# Facebook to Hold 'Mysterious Product Launch' Event on June 20



## skyscraper101 (Jun 14, 2013)

> “A small team has been working on a big idea,” the invitation reads. “Join us for coffee and learn about a new product.”
> The event invitation was sent to reporters today, though not through the usual digital means. Nope, ABC News didn’t receive the invite over email or even Facebook, but in a clean white envelope sent via snail mail.


 
http://abcnews.go.com/blogs/technol...d-mysterious-product-launch-event-on-june-20/

Surely this isn't another stab at the 'Facebook Phone'? The recent launch of the HTC First was a massive flop in the US, and was cancelled altogether in the UK before it even got released. The OS they developed hasn't exactly set the world on fire either.

Or is it something else? Crank up that speculation-a-meter.


----------



## FridgeMagnet (Jun 14, 2013)

I speculate that it will be something completely shit that I won't care about.


----------



## Supine (Jun 14, 2013)

Or Ever hear about


----------



## skyscraper101 (Jun 14, 2013)

Apparently its an RSS Reader

Facebook Will Launch A News Reader At June 20th Press Event


----------



## Firky (Jun 14, 2013)

RSS is so 2001.

I Doubt it is that... maybe the FB phone?


----------



## bi0boy (Jun 14, 2013)

Oh God I can't wait. The suspense is literally killing me.


----------



## Kid_Eternity (Jun 18, 2013)

Ain't it Instagram for video?


----------



## FridgeMagnet (Jun 18, 2013)

Firky said:


> RSS is so 2001.


Also it's an open standard that people can easily use outside of Facebook. We can't be having that.


----------



## Fez909 (Jun 18, 2013)

FSS - Facebook Stupid Syndication


----------



## Kid_Eternity (Jun 18, 2013)

Firky said:


> RSS is so 2001.
> 
> I Doubt it is that... maybe the FB phone?


 

Try 2005 but yeah it's easy to think that but it's making a come back of sorts due to Google axing GReader.


----------



## editor (Jun 19, 2013)

skyscraper101 said:


> Apparently its an RSS Reader
> 
> Facebook Will Launch A News Reader At June 20th Press Event


 
There's a load of companies trying to cash in one the demise of Google Reader. Digg are hoping to kickstart themselves back into relevance with their own RSS reader, along with several other companies.


----------



## skyscraper101 (Jun 20, 2013)

Live feed here:

http://new.livestream.com/accounts/4371393/events/2174163


----------



## skyscraper101 (Jun 20, 2013)

It's video on Instagram.


----------



## xenon (Jun 20, 2013)

*yawn*


----------



## skyscraper101 (Jun 20, 2013)

13 all new video filters!


----------



## skyscraper101 (Jun 20, 2013)




----------



## skyscraper101 (Jun 20, 2013)

Cinema looks a lot like what youtube have been doing to my vids for a while now, it's basically image stabilisation.

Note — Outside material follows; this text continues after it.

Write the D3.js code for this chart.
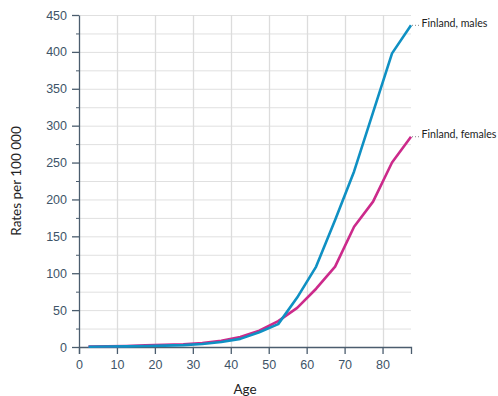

Sometimes it works well but sometimes it does weird things to the picture to keep it stable.

I like the push and release 'squirt' type of filming that they've incorporated though. Like the old super 8 cameras.

It's a hipster must have!


----------



## FridgeMagnet (Jun 20, 2013)

well fuck me sideways I'm so excited I am going to take a dump right here


----------



## Kid_Eternity (Jun 20, 2013)

skyscraper101 said:


>


 

Apple will probably sue them over that icon.


----------



## Firky (Jun 20, 2013)

I AM SO FUCKING STOKED!!!!!

15 SECONDS OF POUTING IN MY PUSHUP BRA & KNICKERS IN MY MOM'S BATHROOM!!!1!


----------



## FridgeMagnet (Jun 20, 2013)

skyscraper101 said:


> I like the push and release 'squirt' type of filming that they've incorporated though. Like the old super 8 cameras.
> 
> It's a hipster must have!


Feh, anyone who's not using _real_ Super 8 is just a poser.


----------



## skyscraper101 (Jun 20, 2013)

They actually said the words 'this changes everything' in the presentation.

I expect Apple to be getting lawyered up as I type.


----------